Disruptive Possibilities: How Big Data Changes Everything – by Jeffrey Needham.
I agreed to write a pre-release review this brief (70 page), intriguing book for O’Reilly in return for a complementary copy. I enjoyed it hugely. On the first read-through I was perplexed by the authors rattlesnake-fast pace, throwing out ideas and theories with self-assurance but little reference or external justification. So I read it again and if you download this book, I do not hesitate to say you will enjoy the author’s challenging, assertive and clearly experienced take on Big Data and what it means for industry.
And if you come from within the industry itself, as Jeff and I do, you will enjoy it all the more for the rear-mirror view Jeff sketches out of how IT infrastructures reached where they are now.
Of all the technologies that came and went and still remain stitched together to support commercial information processing as it is today, Jeff is strongest on Oracle, a little video, File Systems and Storage Networks. I hope if he revises and improves this book he will add some real-world references to his story, to give the rest of us some concrete examples to enjoy.
I can’t say I remember Jeff Needham from anywhere else before reviewing this book, so I checked out his profile on LinkedIn. If you try it, the author is the Jeff from Hortonworks, source for Apache Hadoop training and certification. Looking at his resume, I think I could once have been a customer! Jeff says he ‘owned’ portions of one of the first ANSI-compliant, 64-bit C compilers back in the last century!
An experienced chap, then.
Writing a pre-release review carries some responsibility: I hope these comments and critiques will encourage you to identify how this book relates to your own position, and download the book. I also have to give out advice that may swiftly need updating if the author, editor or publisher react to me. Namely: the book is incredibly short, without references, and without many supporting case-studies beyond the forcefulness and self-confidence of the author.

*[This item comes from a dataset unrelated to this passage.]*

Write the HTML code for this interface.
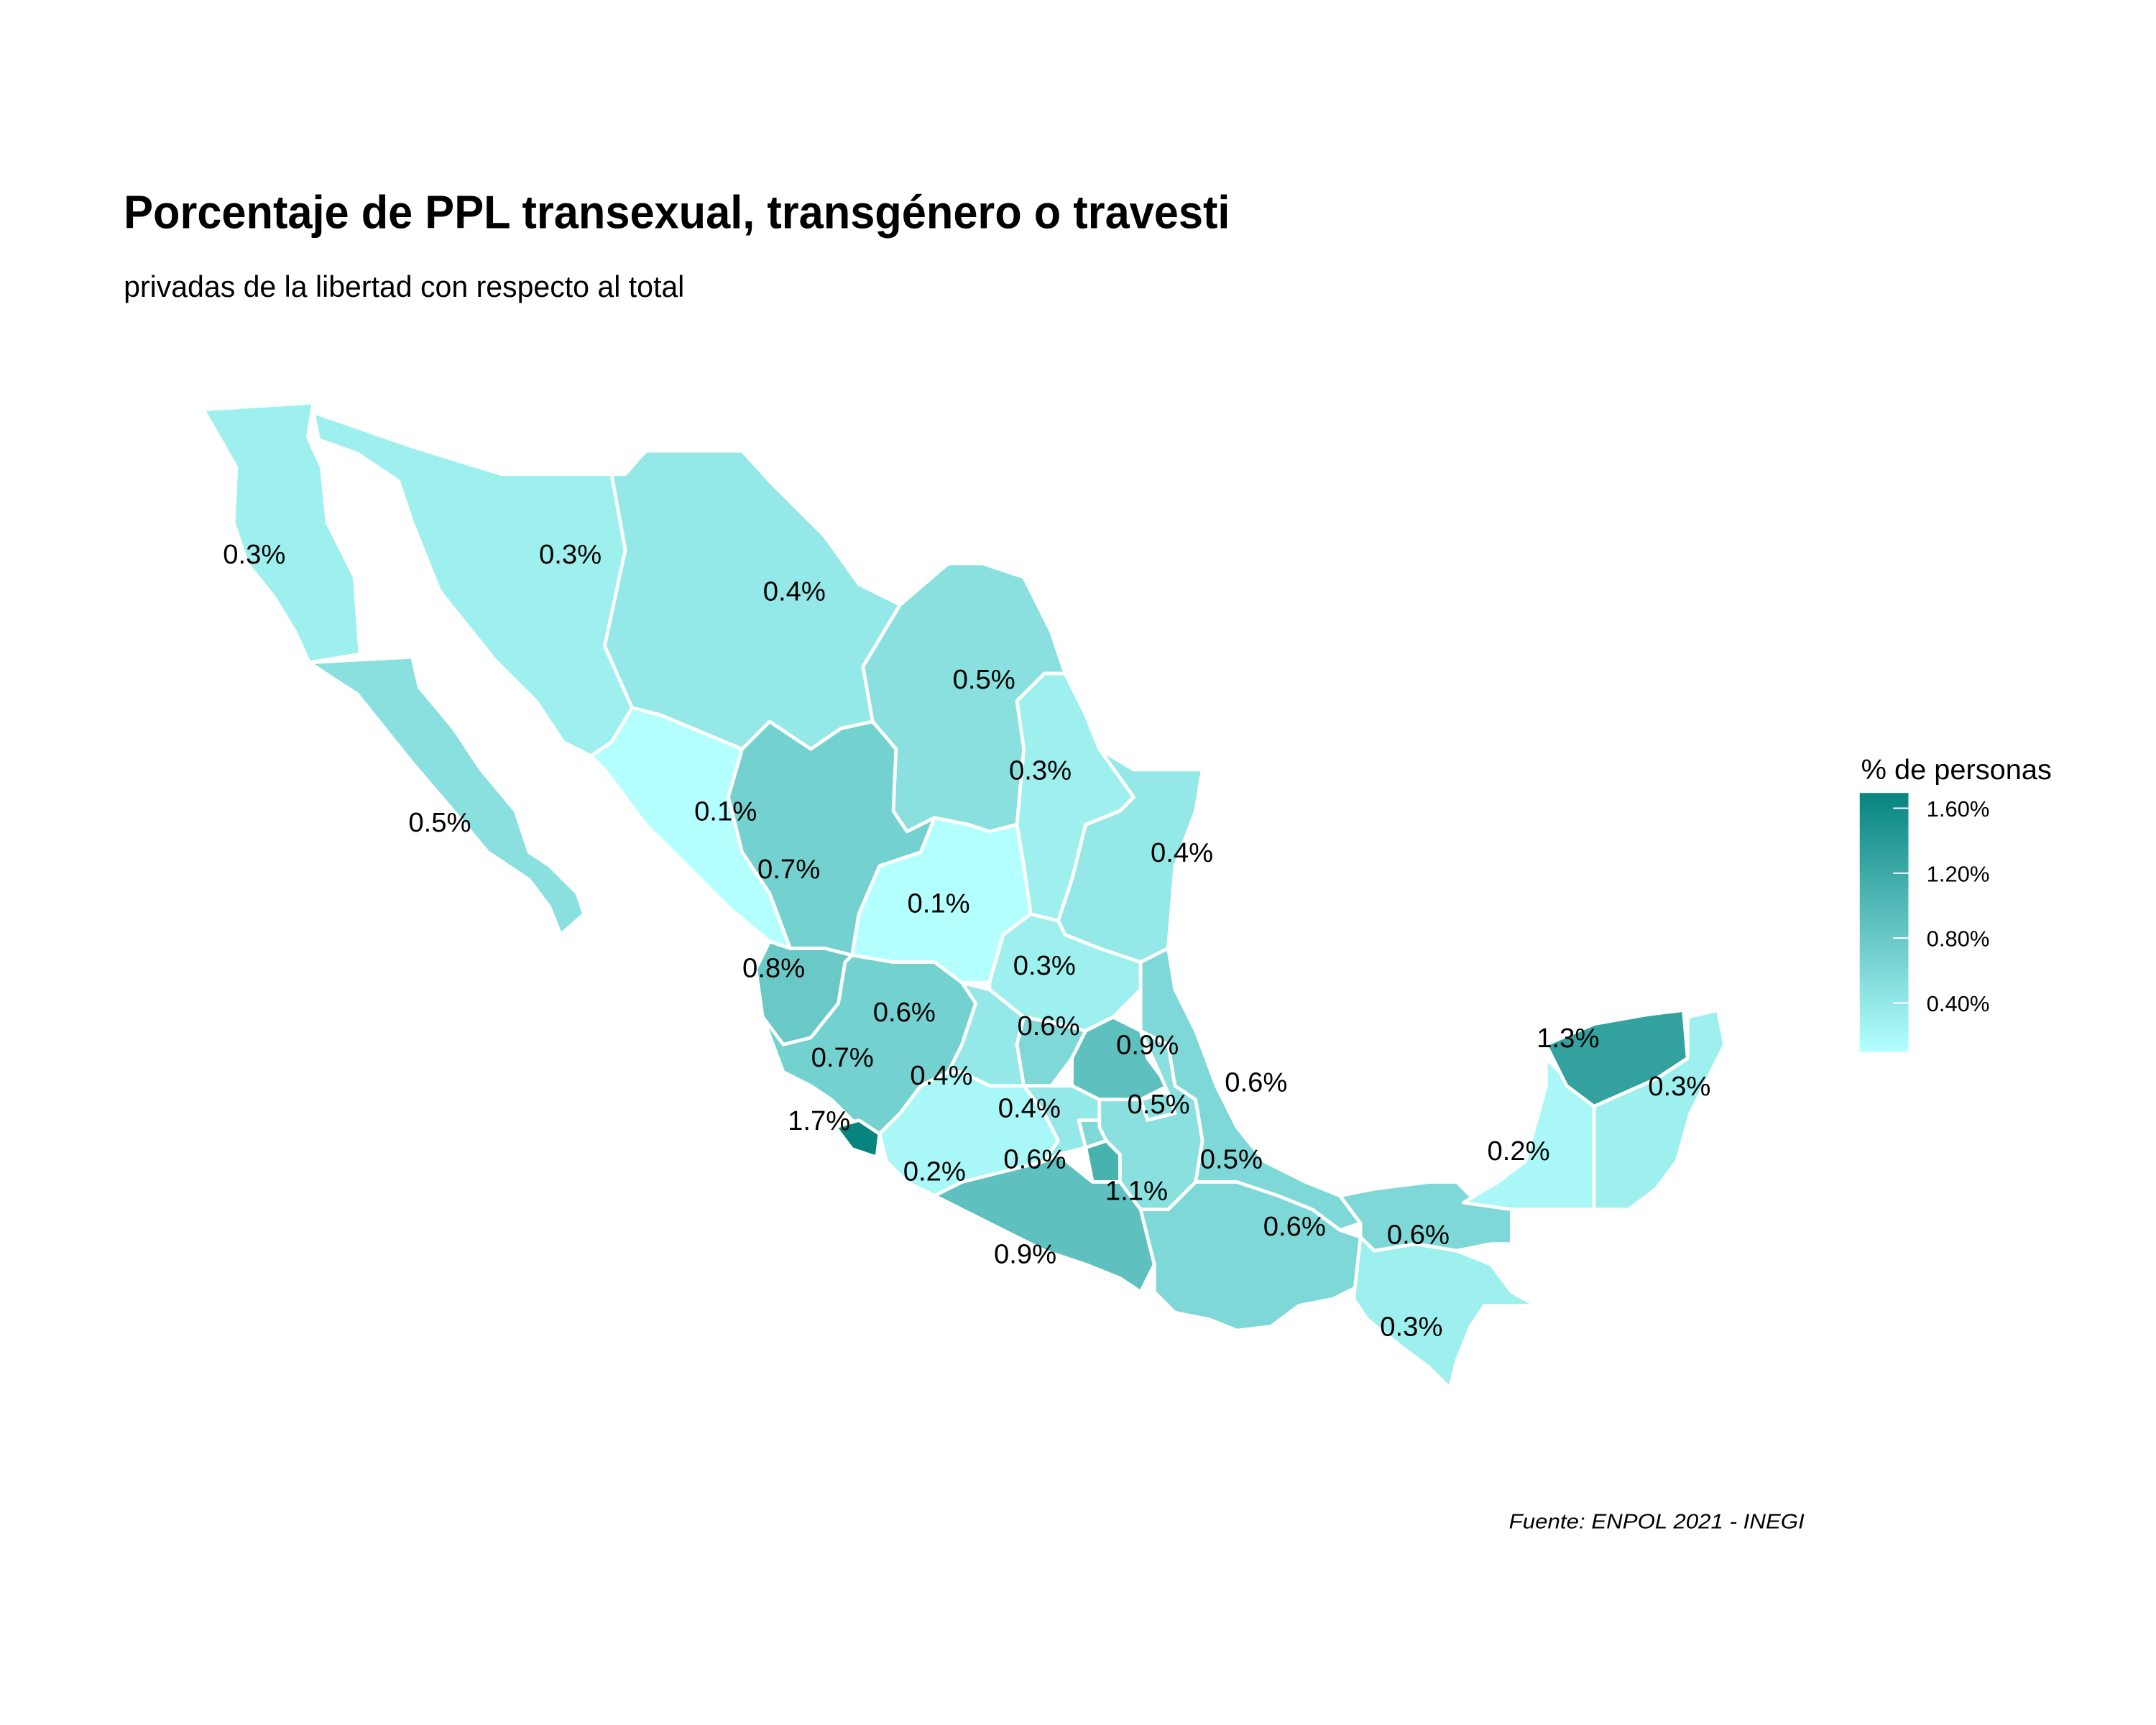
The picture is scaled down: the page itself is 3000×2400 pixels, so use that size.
<!DOCTYPE html>
<html><head><meta charset="utf-8"><style>
html,body{margin:0;padding:0;background:#fff;}
svg{display:block;}
text{font-family:"Liberation Sans",sans-serif;}
</style></head><body>
<svg id="chart" width="3000" height="2400" viewBox="0 0 1550 1240" xmlns="http://www.w3.org/2000/svg">
<defs>
<linearGradient id="lg" x1="0" y1="1" x2="0" y2="0">
<stop offset="0" stop-color="#b4ffff"/><stop offset="1" stop-color="#088480"/>
</linearGradient>
</defs>
<rect width="1550" height="1240" fill="#fff"/>
<g transform="scale(0.988)">
<text x="90" y="166" font-size="34" font-weight="bold" textLength="805" lengthAdjust="spacingAndGlyphs">Porcentaje de PPL transexual, transgénero o travesti</text>
<text x="90" y="216" font-size="22" textLength="408" lengthAdjust="spacingAndGlyphs">privadas de la libertad con respecto al total</text>
<g id="map"></g>
<g id="labels"></g>
<text x="1313" y="1112" font-size="15" font-style="italic" text-anchor="end" textLength="215" lengthAdjust="spacingAndGlyphs">Fuente: ENPOL 2021 - INEGI</text>
</g>
<g>
<text x="1338" y="560" font-size="20" textLength="137" lengthAdjust="spacingAndGlyphs">% de personas</text>
<rect x="1337" y="570" width="35" height="186" fill="url(#lg)"/>
<g id="legticks"></g>
</g>
</svg>
<script>
const states = ["Baja California","Baja California Sur","Sonora","Chihuahua","Coahuila","Nuevo León","Tamaulipas","Sinaloa","Durango","Zacatecas","San Luis Potosí","Nayarit","Aguascalientes","Jalisco","Colima","Michoacán","Guanajuato","Querétaro","Hidalgo","Estado de México","Ciudad de México","Morelos","Tlaxcala","Puebla","Veracruz","Guerrero","Oaxaca","Chiapas","Tabasco","Campeche","Yucatán","Quintana Roo"];
const values = [0.3,0.5,0.3,0.4,0.5,0.3,0.4,0.1,0.7,0.1,0.3,0.8,0.6,0.7,1.7,0.2,0.4,0.6,0.9,0.4,0.6,1.1,0.5,0.5,0.6,0.9,0.6,0.3,0.6,0.2,1.3,0.3];
const legendTicks = [0.4,0.8,1.2,1.6];
const legendTickLabels = ["0.40%","0.80%","1.20%","1.60%"];
const shapes = [
"148,298 228,293 224,318 234,340 238,380 258,420 262,476 225,482 215,460 200,435 180,410 170,380 172,340",
"225,482 300,478 305,500 330,530 350,560 375,590 385,620 400,630 420,650 425,665 408,680 400,660 385,640 355,620 330,590 300,555 280,530 260,505 240,492",
"228,300 300,325 365,345 445,345 455,400 445,465 440,470 460,515 445,540 430,550 410,540 390,510 360,480 320,430 300,380 290,350 260,330 232,320",
"445,345 455,345 470,328 540,328 560,350 600,390 625,425 655,440 628,485 635,525 612,530 590,545 560,525 540,545 480,520 460,515 440,470 455,400",
"655,440 690,410 715,410 745,420 765,460 775,490 760,490 740,510 745,545 740,600 720,605 705,600 680,595 660,605 650,590 652,545 635,525 628,485",
"760,490 775,490 790,520 800,545 825,560 825,580 815,590 790,600 780,640 770,670 750,665 745,630 740,600 745,545 740,510",
"800,545 825,560 875,560 870,590 855,630 850,690 830,700 800,690 775,680 770,670 780,640 790,600 815,590 825,580",
"460,515 480,520 540,545 530,580 540,620 560,650 575,690 560,685 530,660 500,630 470,600 440,560 430,550 445,540",
"540,545 560,525 590,545 612,530 635,525 652,545 650,590 660,605 680,595 670,620 640,630 625,665 620,695 600,690 575,690 560,650 540,620 530,580",
"680,595 705,600 720,605 740,600 745,630 750,665 730,680 720,715 700,715 680,700 650,700 620,695 625,665 640,630 670,620",
"750,665 770,670 775,680 800,690 830,700 830,720 810,740 790,750 770,745 745,740 720,720 720,715 730,680",
"560,685 575,690 600,690 620,695 615,700 610,730 590,755 570,760 555,740 550,705",
"640,718 660,712 672,728 662,745 645,742",
"555,740 570,760 590,755 610,730 615,700 620,695 650,700 680,700 700,715 710,730 700,760 690,780 670,790 655,810 640,825 620,815 605,800 590,790 570,780",
"608,820 625,815 640,825 638,842 620,836",
"640,825 655,810 670,790 690,780 700,780 720,790 745,790 760,810 770,830 760,845 740,850 700,860 680,870 660,860 645,845",
"700,715 720,720 745,740 740,760 745,790 720,790 700,780 690,780 700,760 710,730",
"745,740 770,745 790,750 780,770 765,790 745,790 740,760",
"790,750 810,740 830,750 835,770 850,790 830,800 800,800 780,790 780,770",
"745,790 765,790 780,790 800,800 800,820 785,815 790,835 770,840 760,845 770,830 760,810",
"785,815 800,815 805,830 790,835",
"790,835 805,830 815,840 815,860 795,860",
"830,800 850,795 855,810 835,815",
"830,750 850,760 855,790 870,800 875,830 870,860 850,880 830,880 815,860 815,840 805,830 800,820 800,800 830,800 835,815 855,810 850,795",
"830,700 850,690 855,720 870,750 885,790 900,820 920,845 950,860 975,870 990,890 975,895 955,880 930,870 900,860 870,860 875,830 870,800 855,790 850,760 830,750 830,720",
"680,870 700,860 740,850 760,845 770,840 795,860 815,860 830,880 840,920 830,940 815,930 790,920 760,910 730,895 700,880",
"830,880 850,880 870,860 900,860 930,870 955,880 975,895 990,900 1000,910 990,935 970,945 945,950 925,965 900,968 880,960 855,955 840,940 840,920",
"990,900 1000,910 1030,905 1060,910 1085,920 1100,940 1118,950 1080,950 1070,965 1060,990 1055,1010 1040,995 1020,980 995,960 985,945",
"975,870 990,890 990,900 1000,910 1030,905 1060,910 1085,905 1100,905 1100,880 1075,875 1060,860 1040,860 1000,865",
"1065,875 1090,860 1110,845 1125,790 1125,770 1160,805 1160,880 1100,880",
"1125,760 1160,745 1200,738 1225,735 1228,770 1205,785 1160,805 1140,790",
"1228,740 1250,735 1255,760 1240,790 1230,810 1220,845 1205,865 1185,880 1160,880 1160,805 1205,785 1228,770"
];
const labelPos = [[185,403],[320,598],[415,403],[578,430],[716,494],[757,560],[860,620],[528,590],[574,632],[683,657],[760,702],[563,704],[658,736],[613,769],[596,815],[680,852],[685,782],[763,746],[835,760],[749,806],[753,843],[827,866],[843,803],[896,843],[914,787],[746,912],[942,892],[1027,965],[1032,898],[1105,837],[1141,755],[1222,790]];
const vmin=0.1, vmax=1.694, barTop=570, barBot=756;
function col(v){
  const t=Math.max(0,Math.min(1,(v-vmin)/(vmax-vmin)));
  const a=[0xb4,0xff,0xff], b=[0x08,0x84,0x80];
  return 'rgb('+a.map((c,i)=>Math.round(c+(b[i]-c)*t)).join(',')+')';
}
function yScale(v){return barBot-(v-vmin)/(vmax-vmin)*(barBot-barTop);}
const NS='http://www.w3.org/2000/svg';
const map=document.getElementById('map'), lab=document.getElementById('labels');
states.forEach((s,i)=>{
  const p=document.createElementNS(NS,'polygon');
  p.setAttribute('points',shapes[i]);
  p.setAttribute('fill',col(values[i]));
  p.setAttribute('stroke','#fff');
  p.setAttribute('stroke-width','2.5');
  p.setAttribute('stroke-linejoin','round');
  
  
  map.appendChild(p);
});
states.forEach((s,i)=>{
  const t=document.createElementNS(NS,'text');
  t.setAttribute('x',labelPos[i][0]);
  t.setAttribute('y',labelPos[i][1]+7);
  t.setAttribute('font-size','20');
  t.setAttribute('text-anchor','middle');
  t.textContent=values[i].toFixed(1)+'%';
  
  
  lab.appendChild(t);
});
const lt=document.getElementById('legticks');
legendTicks.forEach((v,i)=>{
  const y=yScale(v);
  const l=document.createElementNS(NS,'line');
  l.setAttribute('x1',1361);l.setAttribute('x2',1372);l.setAttribute('y1',y);l.setAttribute('y2',y);
  l.setAttribute('stroke','#fff');l.setAttribute('stroke-width','1');
  
  
  lt.appendChild(l);
  const t=document.createElementNS(NS,'text');
  t.setAttribute('x',1385);t.setAttribute('y',y+6);t.setAttribute('font-size','16');
  t.textContent=legendTickLabels[i];
  
  
  lt.appendChild(t);
});
</script>
</body></html>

You know what Hadoop is, then? And how it came into being? This book will certainly explain that. Jeff was there at the birth, involved deeply in solving the challenges faced by Yahoo and the early internet businesses with high customer volumes and transaction volumes. He focuses on infrastructure, storage, and platform. Software, algorithms and design take second place in Jeff’s world view.
Jeff explains how the responses of the pioneers to these issues are re-usable for the other drivers of high volume computing. Future IT requirements are an exponentially growing multiple of:
- large customer numbers
- the development of recording not just entity state and transactions but also all changes, views, and interactions of those
- data from sensors
- mobile, of course.
What is ‘Big Data’? The author’s key assertion is that Moore’s Law – the prediction of continued improvement in the computing price/performance ratio – applies more to processing power than to data storage costs. And this, he believes, shapes the way super-computing evolves to embrace massively parallel but ideally very simple information processing operations on cheap hardware: the ‘platform’, he calls it.
( Aside: On the details, I don’t entirely buy everything he says. I bounced the idea off Kelly Sommers (@kellabyte) on Twitter and she commented: “I’ve found scaling RAM far more expensive than storage. Instagram recently saved 75% moving to persisted DB from in-mem DB.”)
The consequence,he explains very convincingly, is nothing short of disruption. Disruption to business models, and disruption to incumbent IT staff and processes.
An extremely convincing and thought-provoking book. Not a source for explaining exactly what Hadoop is built from or how it works, but still well worth the read.
Also refreshingly different in style to most other books in this area. Long, passionate stretches of dense argument that cover the ground as fast as a thriller.